##### Extracted material #####
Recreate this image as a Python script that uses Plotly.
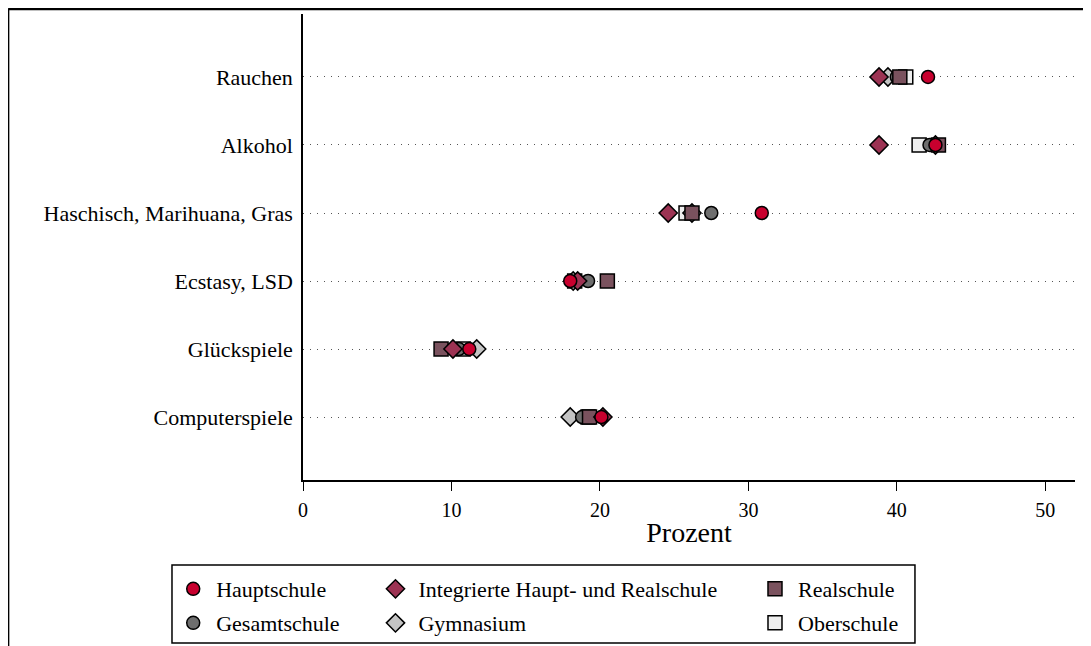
import plotly.graph_objects as go

categories = ["Rauchen", "Alkohol", "Haschisch, Marihuana, Gras", "Ecstasy, LSD", "Glückspiele", "Computerspiele"]

hauptschule = [42.1, 42.6, 30.9, 18.0, 11.2, 20.1]
integrierte = [38.8, 38.8, 24.6, 18.5, 10.1, 20.2]
realschule = [40.2, 42.8, 26.2, 20.5, 9.3, 19.3]
gesamtschule = [40.0, 42.2, 27.5, 19.2, 10.5, 18.8]
gymnasium = [39.4, 42.6, 26.2, 18.2, 11.7, 18.0]
oberschule = [40.6, 41.5, 25.8, 18.3, 10.8, 19.2]

x_ticks = [0, 10, 20, 30, 40, 50]

FONT = "Liberation Serif"

# (name, values, symbol, color, size, legend id, legend x (paper), legend y (paper))
series = [
    ("Oberschule", oberschule, "square", "#eeeeee", 14, "legend6", 0.5816, -0.307),
    ("Gymnasium", gymnasium, "diamond", "#c4c4c4", 14, "legend5", 0.090, -0.307),
    ("Gesamtschule", gesamtschule, "circle", "#6e6e6e", 13, "legend4", -0.172, -0.307),
    ("Realschule", realschule, "square", "#7a525e", 14, "legend3", 0.5816, -0.234),
    ("Integrierte Haupt- und Realschule", integrierte, "diamond", "#9c3353", 14, "legend2", 0.090, -0.234),
    ("Hauptschule", hauptschule, "circle", "#c8002e", 13, "legend", -0.172, -0.234),
]

fig = go.Figure()
layout_legends = {}
for name, vals, sym, col, size, leg, lx, ly in series:
    fig.add_trace(go.Scatter(
        x=vals, y=categories, mode="markers", name=name, legend=leg,
        marker=dict(symbol=sym, color=col, size=size, line=dict(color="black", width=1.5)),
    ))
    layout_legends[leg] = dict(
        x=lx, y=ly, xanchor="left", yanchor="middle", xref="paper", yref="paper",
        bgcolor="rgba(0,0,0,0)", borderwidth=0,
        font=dict(family=FONT, size=22, color="black"),
        itemwidth=36,
    )

fig.update_layout(
    width=1091, height=646,
    margin=dict(l=295, r=24, t=6, b=174, autoexpand=False),
    paper_bgcolor="white", plot_bgcolor="white",
    font=dict(family=FONT, color="black"),
    showlegend=True,
    **layout_legends,
)

fig.update_xaxes(
    range=[0, 52], tickvals=x_ticks, ticks="outside", ticklen=9, tickwidth=1.3,
    tickcolor="black", showline=True, linecolor="black", linewidth=1.5,
    showgrid=False, zeroline=False, ticklabelstandoff=2,
    tickfont=dict(family=FONT, size=20, color="black"),
    title=dict(text="Prozent", font=dict(family=FONT, size=28, color="black"), standoff=3),
)
fig.update_yaxes(
    type="category", categoryorder="array", categoryarray=categories,
    range=[5.926, -0.926], showline=True, linecolor="black", linewidth=1.5,
    ticks="", ticklabelstandoff=4,
    showgrid=True, gridcolor="#555555", griddash="1px,6px", gridwidth=1,
    zeroline=False,
    tickfont=dict(family=FONT, size=22, color="black"),
)

# legend box
fig.add_shape(type="rect", xref="paper", yref="paper",
              x0=-0.1697, x1=0.7927, y0=-0.3498, y1=-0.1824,
              line=dict(color="black", width=1.5), fillcolor="rgba(0,0,0,0)", layer="below")
# outer frame (top and left)
fig.add_shape(type="line", xref="paper", yref="paper",
              x0=-0.382, x1=1.03, y0=1.0107, y1=1.0107, line=dict(color="black", width=2.5))
fig.add_shape(type="line", xref="paper", yref="paper",
              x0=-0.382, x1=-0.382, y0=1.0107, y1=-0.38, line=dict(color="black", width=2.5))

fig.write_html("out.html")
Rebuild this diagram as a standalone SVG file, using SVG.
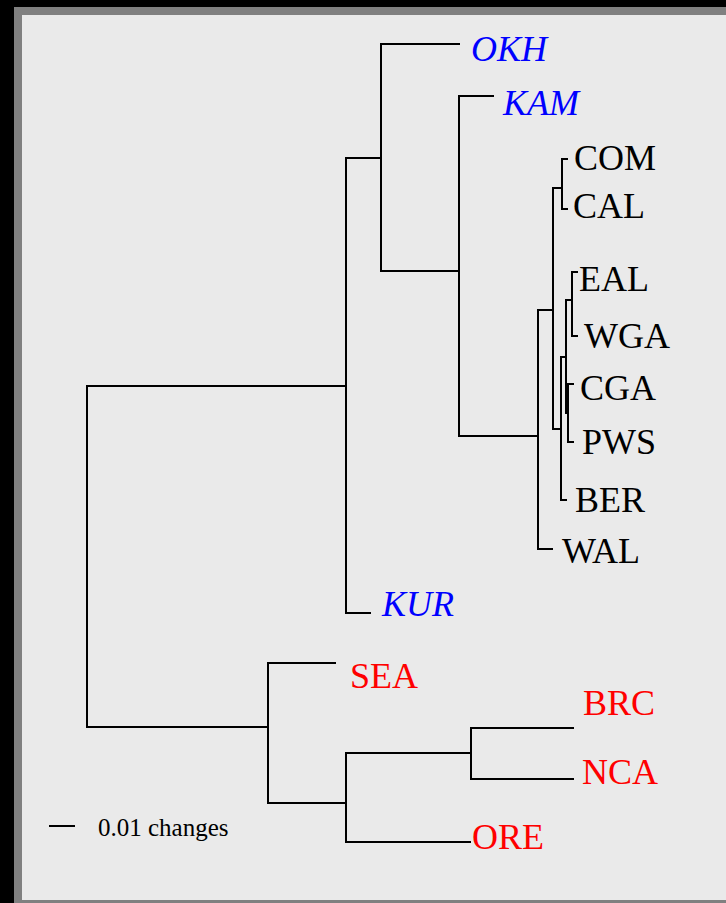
<svg xmlns="http://www.w3.org/2000/svg" width="726" height="903" viewBox="0 0 726 903">
<style>
.e{fill:none;stroke:#000;stroke-width:2;stroke-linecap:square}
.t{font-family:"Liberation Serif","Times New Roman",serif;font-size:36px}
.b{fill:#0000ff;font-style:italic}
.r{fill:#ff0000}
.k{fill:#000}
</style>
<rect x="0" y="0" width="726" height="903" fill="#000"/>
<rect x="14" y="7" width="712" height="896" fill="#808080"/>
<rect x="22" y="15" width="704" height="885" fill="#eaeaea"/>
<g id="connectors" class="e">
<path d="M346,386H87V727H268"/>
<path d="M381,158H346V613H370"/>
<path d="M459,44H381V271H459"/>
<path d="M493,96H459V436H538"/>
<path d="M553,310H538V549H552"/>
<path d="M562,188H553V429H561"/>
<path d="M567,159H562V209H567"/>
<path d="M566,357H561V500H566"/>
<path d="M572,300H566V413H568"/>
<path d="M577,272H572V336H577"/>
<path d="M573,384H568V442H573"/>
<path d="M335,663H268V803H346"/>
<path d="M471,753H346V842H470"/>
<path d="M573,728H471V779H573"/>
<path d="M50,826H74"/>
</g>
<g id="OKH"><text class="t b" x="471" y="61">OKH</text></g>
<g id="KAM"><text class="t b" x="503" y="115">KAM</text></g>
<g id="COM"><text class="t k" x="574" y="170">COM</text></g>
<g id="CAL"><text class="t k" x="573" y="218">CAL</text></g>
<g id="EAL"><text class="t k" x="579" y="291">EAL</text></g>
<g id="WGA"><text class="t k" x="584" y="348">WGA</text></g>
<g id="CGA"><text class="t k" x="580" y="400">CGA</text></g>
<g id="PWS"><text class="t k" x="582" y="454">PWS</text></g>
<g id="BER"><text class="t k" x="575" y="512">BER</text></g>
<g id="WAL"><text class="t k" x="562" y="563">WAL</text></g>
<g id="KUR"><text class="t b" x="382" y="616">KUR</text></g>
<g id="SEA"><text class="t r" x="350" y="688">SEA</text></g>
<g id="BRC"><text class="t r" x="583" y="715">BRC</text></g>
<g id="NCA"><text class="t r" x="582" y="784">NCA</text></g>
<g id="ORE"><text class="t r" x="472" y="849">ORE</text></g>
<g id="scale"><text x="98" y="836" style="font-family:'Liberation Serif','Times New Roman',serif;font-size:25px;fill:#000">0.01 changes</text></g>
</svg>
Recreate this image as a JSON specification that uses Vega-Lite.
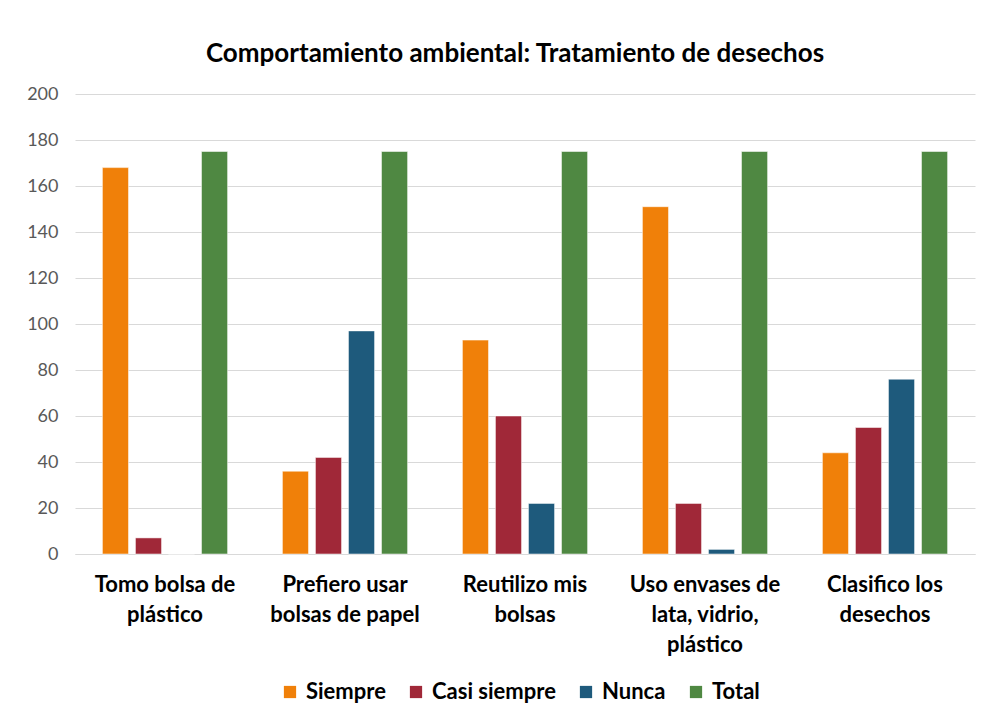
{
  "$schema": "https://vega.github.io/schema/vega-lite/v6.json",
  "width": 900,
  "height": 460,
  "autosize": "none",
  "padding": {"left": 75, "top": 94, "right": 30, "bottom": 171},
  "background": "white",
  "config": {
    "font": "Lato",
    "view": {"stroke": null}
  },
  "title": {
    "text": "Comportamiento ambiental: Tratamiento de desechos",
    "font": "Lato",
    "fontSize": 26,
    "fontWeight": "bold",
    "color": "#000000",
    "anchor": "middle",
    "dx": -10,
    "offset": 18
  },
  "data": {
    "values": [
      {"categoria": "Tomo bolsa de plástico", "serie": "Siempre", "valor": 168},
      {"categoria": "Tomo bolsa de plástico", "serie": "Casi siempre", "valor": 7},
      {"categoria": "Tomo bolsa de plástico", "serie": "Nunca", "valor": 0},
      {"categoria": "Tomo bolsa de plástico", "serie": "Total", "valor": 175},
      {"categoria": "Prefiero usar bolsas de papel", "serie": "Siempre", "valor": 36},
      {"categoria": "Prefiero usar bolsas de papel", "serie": "Casi siempre", "valor": 42},
      {"categoria": "Prefiero usar bolsas de papel", "serie": "Nunca", "valor": 97},
      {"categoria": "Prefiero usar bolsas de papel", "serie": "Total", "valor": 175},
      {"categoria": "Reutilizo mis bolsas", "serie": "Siempre", "valor": 93},
      {"categoria": "Reutilizo mis bolsas", "serie": "Casi siempre", "valor": 60},
      {"categoria": "Reutilizo mis bolsas", "serie": "Nunca", "valor": 22},
      {"categoria": "Reutilizo mis bolsas", "serie": "Total", "valor": 175},
      {"categoria": "Uso envases de lata, vidrio, plástico", "serie": "Siempre", "valor": 151},
      {"categoria": "Uso envases de lata, vidrio, plástico", "serie": "Casi siempre", "valor": 22},
      {"categoria": "Uso envases de lata, vidrio, plástico", "serie": "Nunca", "valor": 2},
      {"categoria": "Uso envases de lata, vidrio, plástico", "serie": "Total", "valor": 175},
      {"categoria": "Clasifico los desechos", "serie": "Siempre", "valor": 44},
      {"categoria": "Clasifico los desechos", "serie": "Casi siempre", "valor": 55},
      {"categoria": "Clasifico los desechos", "serie": "Nunca", "valor": 76},
      {"categoria": "Clasifico los desechos", "serie": "Total", "valor": 175}
    ]
  },
  "mark": {"type": "bar", "stroke": "white", "strokeOpacity": 0.5, "strokeWidth": 1},
  "encoding": {
    "x": {
      "field": "categoria",
      "type": "nominal",
      "sort": null,
      "scale": {"paddingInner": 0, "paddingOuter": 0},
      "axis": {
        "title": null,
        "labelAngle": 0,
        "labelFont": "Lato",
        "labelFontSize": 22,
        "labelFontWeight": "bold",
        "labelColor": "#000000",
        "labelBaseline": "top",
        "labelLineHeight": 30,
        "labelPadding": 20,
        "labelLimit": 220,
        "ticks": false,
        "domainColor": "#d9d9d9",
        "labelExpr": "datum.value == 'Tomo bolsa de plástico' ? ['Tomo bolsa de', 'plástico'] : datum.value == 'Prefiero usar bolsas de papel' ? ['Prefiero usar', 'bolsas de papel'] : datum.value == 'Reutilizo mis bolsas' ? ['Reutilizo mis', 'bolsas'] : datum.value == 'Uso envases de lata, vidrio, plástico' ? ['Uso envases de', 'lata, vidrio,', 'plástico'] : ['Clasifico los', 'desechos']"
      }
    },
    "xOffset": {
      "field": "serie",
      "type": "nominal",
      "sort": ["Siempre", "Casi siempre", "Nunca", "Total"],
      "scale": {"paddingInner": 0.21, "paddingOuter": 0.83}
    },
    "y": {
      "field": "valor",
      "type": "quantitative",
      "scale": {"domain": [0, 200]},
      "axis": {
        "title": null,
        "values": [0, 20, 40, 60, 80, 100, 120, 140, 160, 180, 200],
        "labelFont": "Lato",
        "labelFontSize": 18,
        "labelColor": "#595959",
        "labelPadding": 17,
        "ticks": false,
        "domain": false,
        "gridColor": "#d9d9d9",
        "gridWidth": 1
      }
    },
    "color": {
      "field": "serie",
      "type": "nominal",
      "sort": ["Siempre", "Casi siempre", "Nunca", "Total"],
      "scale": {
        "domain": ["Siempre", "Casi siempre", "Nunca", "Total"],
        "range": ["#F08009", "#A02838", "#1E5A7C", "#4F8842"]
      },
      "legend": {
        "title": null,
        "orient": "none",
        "legendX": 204,
        "legendY": 587,
        "direction": "horizontal",
        "symbolType": "square",
        "symbolSize": 150,
        "symbolStrokeWidth": 0,
        "labelFont": "Lato",
        "labelFontSize": 22,
        "labelFontWeight": "bold",
        "labelColor": "#000000",
        "columnPadding": 19,
        "labelOffset": 5,
        "labelLimit": 200
      }
    }
  }
}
#####
▸ **Problem requirements**
Copy every line that contains the string "uses".

▸ **Completed exercise**
Recreate this image as a Python script that uses Plotly.
Recreate this image as a JSON specification that uses Vega-Lite.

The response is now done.